The Japan Financial Services Agency (FSA) has issued a warning to Bybit, a crypto derivatives exchange over registration. The warning which marks the first of its kind in about three years by the regulator was issued on Friday. The major reason being that the FSA does not consider Bybit as a registered entity in the country.
According to the financial agency, Bybit was operating in the country without permission and was offering unlicensed services to citizens. In over three years, the FSA had never issued such a warning to any exchange. The most recent time such a warning was sent out was to Binance in March 2018.
The FSA called out the exchange platform over the unlicensed operations in the country which Binance accepted and proposed its intentions to gradually restrict Japanese citizens from its trading features.
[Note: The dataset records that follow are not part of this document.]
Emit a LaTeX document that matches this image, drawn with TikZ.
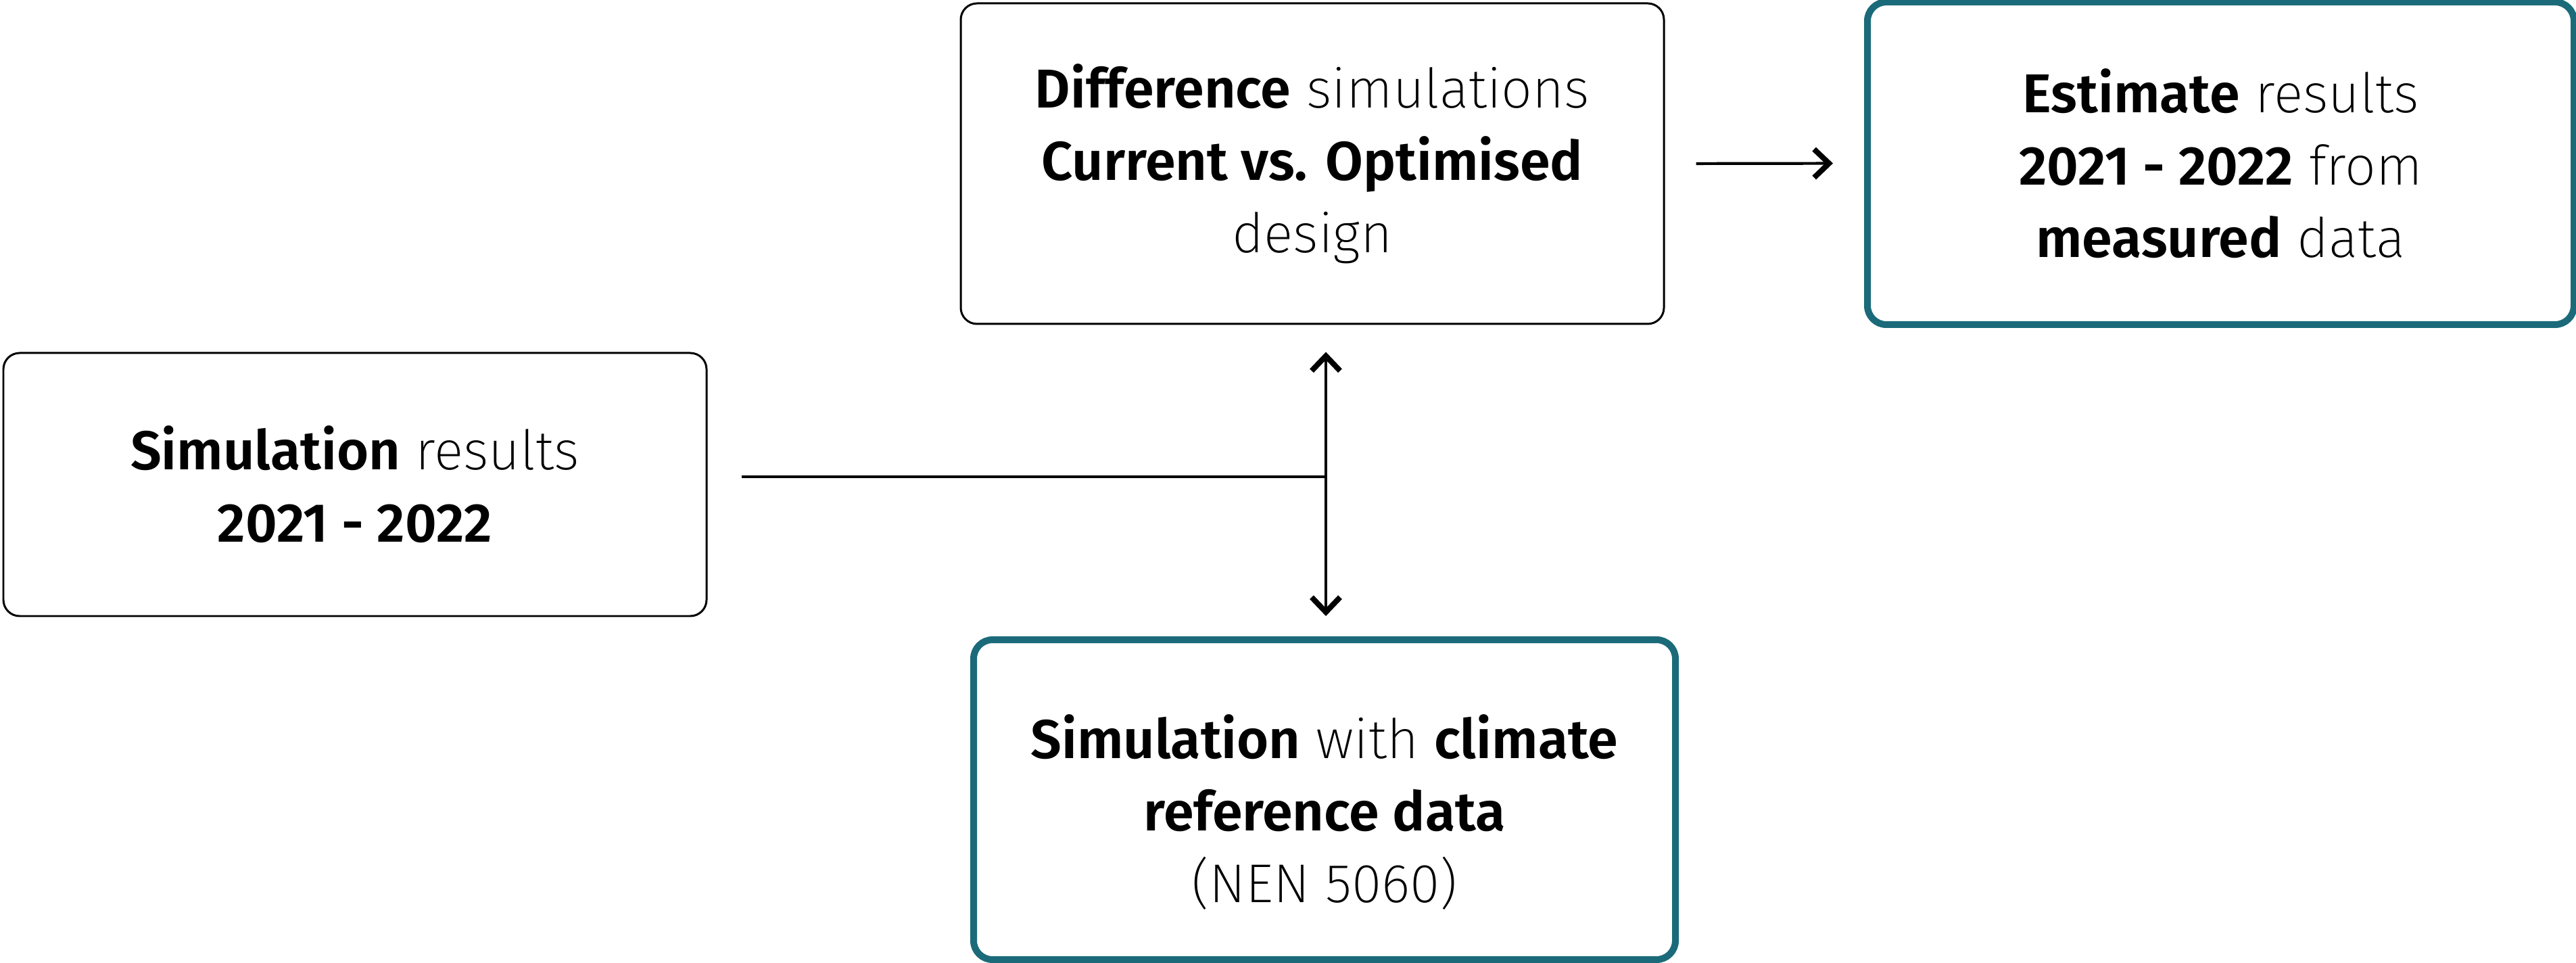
\documentclass[tikz,border=0pt]{standalone}
\usepackage{fontspec}
\setmainfont{Fira Sans ExtraLight}[BoldFont={Fira Sans SemiBold}]
\usepackage{tikz}
\usetikzlibrary{arrows.meta}
\definecolor{teal}{HTML}{1B6A7A}

\begin{document}
\begin{tikzpicture}[
	box/.style = {draw, line width=0.85pt, rounded corners=0.24cm, align=center, font=\fontsize{23}{30.4}\selectfont},
	keybox/.style = {box, draw=teal, line width=2.85pt, rounded corners=0.28cm},
	link/.style = {line width=1.2pt},
	>={Straight Barb[length=2.2mm, width=4.2mm, line width=2.3pt]}]
	\useasboundingbox (0, 0) rectangle (38.1, -14.24);
	\node (diff) at (19.41, -2.42) [box, minimum width=10.40cm, minimum height=4.74cm] {\textbf{Difference} simulations\\ \textbf{Current vs. Optimised}\\ design};
	\node (est) at (32.845, -2.415) [keybox, minimum width=10.45cm, minimum height=4.77cm] {\textbf{Estimate} results\\ \textbf{2021 - 2022} from\\ \textbf{measured} data};
	\node (sim) at (5.25, -7.165) [box, minimum width=10.40cm, minimum height=3.89cm] {\textbf{Simulation} results\\ \textbf{2021 - 2022}};
	\node (clim) at (19.59, -11.825) [keybox, minimum width=10.38cm, minimum height=4.73cm] {\rule{0pt}{1.02cm}\textbf{Simulation} with \textbf{climate}\\ \textbf{reference data}\\ (NEN 5060)};
	\coordinate (join) at (19.61, -7.05);
	\draw [link, shorten <=0.5cm] (sim.east |- join) -- (join);
	\draw [link, <->, shorten <=0.4cm, shorten >=0.3cm] (join |- diff.south) -- (join |- clim.north);
	\draw [link, ->, shorten <=0.46cm, shorten >=0.46cm] (diff.east) -- (est.west);
\end{tikzpicture}
\end{document}
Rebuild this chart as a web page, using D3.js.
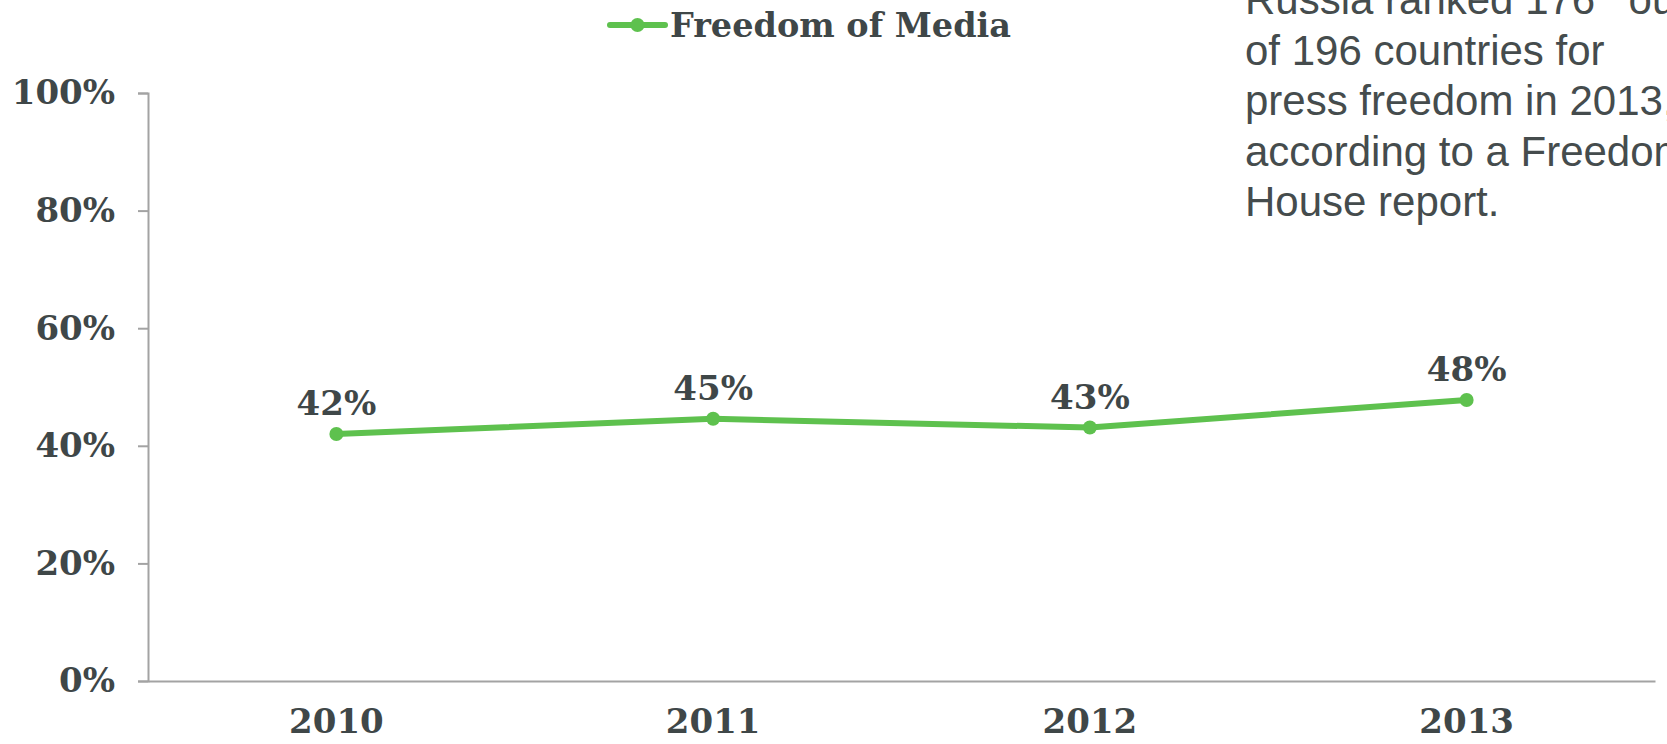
<!DOCTYPE html>
<html>
<head>
<meta charset="utf-8">
<script src="https://cdn.jsdelivr.net/npm/d3@7/dist/d3.min.js"></script>
<style>
  html, body { margin: 0; padding: 0; background: #fff; }
  svg { display: block; }
  .serif { font-family: "DejaVu Serif", "Liberation Serif", serif; font-weight: bold; fill: #3f4748; font-variant-numeric: oldstyle-nums; }
</style>
</head>
<body>
<svg id="chart" width="1667" height="744"></svg>
<script>
// Data
const years = ["2010", "2011", "2012", "2013"];
const freedomOfMedia = [0.42, 0.446, 0.431, 0.478];
const yTicks = [0, 0.2, 0.4, 0.6, 0.8, 1.0];
const seriesName = "Freedom of Media";
const noteLines = [
  ["Russia ranked 176", "th", " out"],
  ["of 196 countries for"],
  ["press freedom in 2013,"],
  ["according to a Freedom"],
  ["House report."]
];

const W = 1667, H = 744;
const margin = { left: 148, right: 12, top: 93, bottom: 63 };
const svg = d3.select("#chart");
const green = "#5ec14e";
const textColor = "#3f4748";
const axisColor = "#a3a3a3";
const labelSize = "34px";

const x = d3.scaleBand().domain(years).range([margin.left, W - margin.right]);
const y = d3.scaleLinear().domain([0, 1]).range([H - margin.bottom, margin.top]);
const pct = d3.format(".0%");

// Y axis
const yAxis = svg.append("g")
  .attr("transform", `translate(${margin.left},0)`)
  .call(d3.axisLeft(y).tickValues(yTicks).tickFormat(pct).tickSize(10).tickPadding(23));
yAxis.select(".domain").attr("stroke", axisColor).attr("stroke-width", 2);
yAxis.selectAll(".tick line").attr("stroke", axisColor).attr("stroke-width", 2);
yAxis.selectAll(".tick text")
  .attr("class", "serif")
  .style("font-size", labelSize)
  .attr("fill", textColor);

// X axis
const xAxis = svg.append("g")
  .attr("transform", `translate(0,${H - margin.bottom})`)
  .call(d3.axisBottom(x).tickSize(0).tickPadding(0));
xAxis.select(".domain").attr("stroke", axisColor).attr("stroke-width", 2);
xAxis.selectAll(".tick text")
  .attr("class", "serif")
  .style("font-size", labelSize)
  .attr("fill", textColor)
  .attr("dy", null)
  .attr("y", 52);

// Series line
const pts = years.map((yr, i) => ({ yr, v: freedomOfMedia[i] }));
const cx = d => x(d.yr) + x.bandwidth() / 2;
svg.append("path")
  .datum(pts)
  .attr("fill", "none")
  .attr("stroke", green)
  .attr("stroke-width", 6)
  .attr("stroke-linejoin", "round")
  .attr("d", d3.line().x(cx).y(d => y(d.v)));

svg.selectAll("circle.pt")
  .data(pts)
  .join("circle")
  .attr("class", "pt")
  .attr("cx", cx)
  .attr("cy", d => y(d.v))
  .attr("r", 7)
  .attr("fill", green);

svg.selectAll("text.val")
  .data(pts)
  .join("text")
  .attr("class", "val serif")
  .attr("x", cx)
  .attr("y", d => y(d.v) - 19)
  .attr("text-anchor", "middle")
  .style("font-size", labelSize)
  .text(d => pct(d.v));

// Legend
const lg = svg.append("g");
lg.append("line").attr("x1", 610).attr("x2", 665).attr("y1", 25).attr("y2", 25)
  .attr("stroke", green).attr("stroke-width", 6).attr("stroke-linecap", "round");
lg.append("circle").attr("cx", 637.5).attr("cy", 25).attr("r", 7).attr("fill", green);
lg.append("text").attr("class", "serif").attr("x", 670).attr("y", 37)
  .style("font-size", "33.5px").style("font-variant-numeric", "normal").text(seriesName);

// Note text
const note = svg.append("text")
  .attr("x", 1245)
  .style("font-family", "'Liberation Sans', Arial, sans-serif")
  .style("font-size", "42px")
  .attr("fill", "#454c4d");
noteLines.forEach((parts, i) => {
  parts.forEach((p, j) => {
    const t = note.append("tspan").text(p);
    if (j === 0) t.attr("x", 1245).attr("y", 14 + i * 50.5);
    if (parts.length > 1 && j === 1) t.style("font-size", "26px").attr("dy", -16);
    if (parts.length > 1 && j === 2) t.attr("dy", 16);
  });
});
</script>
</body>
</html>
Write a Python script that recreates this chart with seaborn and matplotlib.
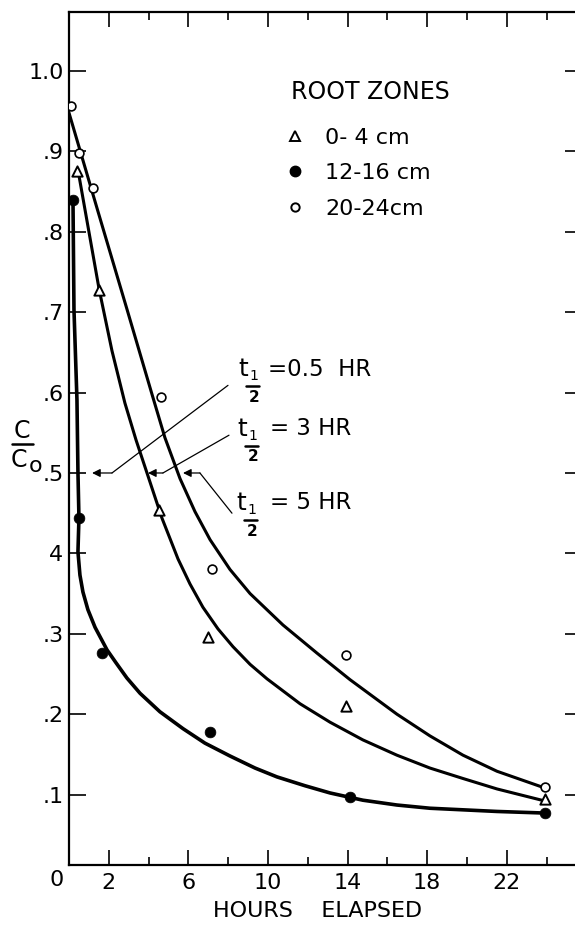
import numpy as np
import matplotlib
matplotlib.use("Agg")
import matplotlib.pyplot as plt
import seaborn as sns
from matplotlib.lines import Line2D

# measured points (hours elapsed, C/Co)
circle_hours = [0.1, 0.5, 1.2, 4.6, 7.2, 13.9, 23.9]
circle_conc = [0.957, 0.898, 0.854, 0.595, 0.381, 0.274, 0.11]
tri_hours = [0.4, 1.5, 4.5, 7.0, 13.9, 23.9]
tri_conc = [0.876, 0.728, 0.454, 0.296, 0.210, 0.095]
dot_hours = [0.2, 0.5, 1.65, 7.1, 14.1, 23.9]
dot_conc = [0.840, 0.444, 0.276, 0.178, 0.097, 0.077]

# fitted curves
outer_hours = [0.0, 1.46, 2.91, 4.17, 4.82, 5.58, 6.33, 7.09, 8.09, 9.10, 10.75,
               12.46, 14.12, 16.48, 18.14, 19.80, 21.51, 23.82]
outer_conc = [0.948, 0.825, 0.704, 0.598, 0.544, 0.493, 0.452, 0.417, 0.380, 0.350,
              0.311, 0.276, 0.243, 0.200, 0.173, 0.149, 0.129, 0.109]
middle_hours = [0.45, 1.51, 2.16, 2.81, 3.37, 3.92, 4.67, 5.48, 6.08, 6.73, 7.49,
                8.24, 9.10, 9.95, 11.61, 13.12, 14.77, 16.48, 18.14, 19.80, 21.51, 23.92]
middle_conc = [0.877, 0.729, 0.652, 0.587, 0.541, 0.500, 0.444, 0.393, 0.362, 0.333,
               0.306, 0.284, 0.262, 0.244, 0.213, 0.190, 0.168, 0.149, 0.133, 0.120,
               0.107, 0.092]
inner_hours = [0.20, 0.25, 0.40, 0.45, 0.50, 0.45, 0.55, 0.70, 0.95, 1.31, 1.91, 2.36,
               2.91, 3.57, 4.57, 5.73, 6.83, 8.09, 9.35, 10.45, 11.86, 13.12, 14.77,
               16.48, 18.14, 21.51, 23.92]
inner_conc = [0.840, 0.703, 0.591, 0.501, 0.444, 0.402, 0.373, 0.352, 0.330, 0.308,
              0.280, 0.264, 0.245, 0.226, 0.203, 0.182, 0.164, 0.148, 0.133, 0.122,
              0.111, 0.102, 0.093, 0.087, 0.083, 0.079, 0.077]

zone_labels = ["0- 4 cm", "12-16 cm", "20-24cm"]
xtick_major = [2, 6, 10, 14, 18, 22]
xtick_minor = [4, 8, 12, 16, 20, 24]
yticks = [0.1, 0.2, 0.3, 0.4, 0.5, 0.6, 0.7, 0.8, 0.9, 1.0]
ytick_labels = [".1", ".2", ".3", "4", ".5", ".6", ".7", ".8", ".9", "1.0"]

# half-life pointers: (line start), (elbow at .5), (arrow tip)
pointer_start = [(7.99, 0.609), (8.04, 0.547), (8.19, 0.450)]
pointer_elbow = [(2.16, 0.5), (4.72, 0.5), (6.58, 0.5)]
pointer_tip = [(1.16, 0.5), (3.97, 0.5), (5.73, 0.5)]
half_life_text = ["=0.5  HR", "= 3 HR", "= 5 HR"]

sns.set_theme(style="ticks")
plt.rcParams["font.family"] = ["DejaVu Sans"]
plt.rcParams.update({"text.color": "black", "axes.labelcolor": "black",
                     "xtick.color": "black", "ytick.color": "black"})

W, H = 575, 927
fig = plt.figure(figsize=(W / 100, H / 100), dpi=100)
ax = fig.add_axes([69 / W, 62 / H, 506 / W, 853 / H])


def fx(x):
    return x / W


def fy(y):
    return 1 - y / H


# curves
for hrs, conc, lw in [(outer_hours, outer_conc, 2.2), (middle_hours, middle_conc, 2.2),
                      (inner_hours, inner_conc, 2.6)]:
    sns.lineplot(x=hrs, y=conc, sort=False, estimator=None, color="black", lw=lw, ax=ax)

# points
sns.scatterplot(x=circle_hours, y=circle_conc, marker="o", s=40, color="white",
                edgecolor="black", linewidth=1.2, ax=ax, zorder=3)
sns.scatterplot(x=tri_hours, y=tri_conc, marker="^", s=55, color="white",
                edgecolor="black", linewidth=1.4, ax=ax, zorder=3)
sns.scatterplot(x=dot_hours, y=dot_conc, marker="o", s=60, color="black",
                edgecolor="black", linewidth=0.5, ax=ax, zorder=3)

ax.set_xlim(0, 25.43)
ax.set_ylim(0.0124, 1.0734)

ax.set_xticks(xtick_major)
ax.set_xticklabels([str(t) for t in xtick_major])
ax.set_xticks(xtick_minor, minor=True)
ax.tick_params(axis="x", which="major", direction="in", length=10.5, width=1.2,
               top=True, bottom=True, labelsize=16, pad=6)
ax.tick_params(axis="x", which="minor", direction="in", length=5.5, width=1.2,
               top=True, bottom=True)
ax.set_yticks(yticks)
ax.set_yticklabels(ytick_labels)
ax.tick_params(axis="y", which="major", direction="in", length=12, width=1.2,
               left=True, right=False, labelsize=16, pad=4)
ax.text(-0.6, -0.0176, "0", transform=ax.get_xaxis_transform(), fontsize=16,
        ha="center", va="center")

sec = ax.secondary_yaxis("right")
sec.set_yticks(yticks)
sec.tick_params(direction="in", length=7, width=1.2, labelright=False)
sec.spines["right"].set_visible(False)

ax.spines["right"].set_visible(False)
for side in ["left", "bottom", "top"]:
    ax.spines[side].set_linewidth(1.6)
    ax.spines[side].set_color("black")

ax.set_xlabel("HOURS    ELAPSED", fontsize=16)
ax.xaxis.set_label_coords(0.492, -0.042)
ax.set_ylabel("")

# C / Co axis label
fig.text(fx(22), fy(431), "C", fontsize=17, ha="center", va="center")
fig.add_artist(Line2D([fx(12), fx(33)], [fy(444), fy(444)], color="black", lw=1.8))
fig.text(fx(19), fy(460), "C", fontsize=17, ha="center", va="center")
fig.text(fx(36), fy(466), "o", fontsize=16, ha="center", va="center")

# legend
handles = [
    Line2D([], [], ls="none", marker="^", ms=6.5, mfc="white", mec="black", mew=1.4),
    Line2D([], [], ls="none", marker="o", ms=7.5, mfc="black", mec="black"),
    Line2D([], [], ls="none", marker="o", ms=6, mfc="white", mec="black", mew=1.4),
]
leg = ax.legend(handles=handles, labels=zone_labels, title="ROOT ZONES", loc="upper left",
                bbox_to_anchor=(fx(291), fy(80)), bbox_transform=fig.transFigure,
                frameon=False, alignment="left", fontsize=16, title_fontsize=17,
                handlelength=0.4, handletextpad=1.15, labelspacing=0.7,
                borderpad=0, borderaxespad=0)
leg._legend_box.sep = 17

# half-life pointers
for start, elbow, tip in zip(pointer_start, pointer_elbow, pointer_tip):
    ax.plot([start[0], elbow[0]], [start[1], elbow[1]], color="black", lw=0.9)
    ax.annotate("", xy=tip, xytext=elbow,
                arrowprops=dict(arrowstyle="-|>", color="black", lw=0.9,
                                mutation_scale=12, shrinkA=0, shrinkB=0))


def half_life(x0, y0, text_x, text):
    fig.text(fx(x0), fy(y0), "t", fontsize=18, ha="center", va="center")
    fig.text(fx(x0 + 10.5), fy(y0 + 7), "1", fontsize=10, ha="center", va="center")
    fig.add_artist(Line2D([fx(x0 + 3), fx(x0 + 16)], [fy(y0 + 17), fy(y0 + 17)],
                          color="black", lw=1.8))
    fig.text(fx(x0 + 11), fy(y0 + 28), "2", fontsize=11, ha="center", va="center",
             fontweight="bold")
    fig.text(fx(text_x), fy(y0), text, fontsize=16.5, ha="left", va="center")


half_life(243, 369, 268, half_life_text[0])
half_life(242, 429, 270, half_life_text[1])
half_life(241, 503, 270, half_life_text[2])

fig.savefig("out.png", dpi=100, facecolor="white")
However, this proposal is yet to be met as Japanese residents continue to access the exchange’s services.
Another derivatives company, Deribit in a bid to avoid regulatory sanctions from the Japanese government blocks IP addresses from Japan on its exchange. Earlier in April, the FSA announced intentions to implement the “travel rule” to prevent crypto currency exchanges in the country from using digital assets for money laundering and terrorist financing.
Bybit Faces its Second Warning
The cryptocurrency exchange platform which is based in Singapore has faced its second warning. The warnings related to registrations and licensing were earlier issued a warning several months ago by the U.K.’s Financial Conduct Authority (FCA). This warning was obviously stricter as the platform was compelled to shut down services in the country.
At present, Bybit is the fourth largest exchange company that trades futures and gives crypto traders to trade perpetual contracts up to 100:1 leverage. However, the value of awaiting derivatives contracts isn’t clarified.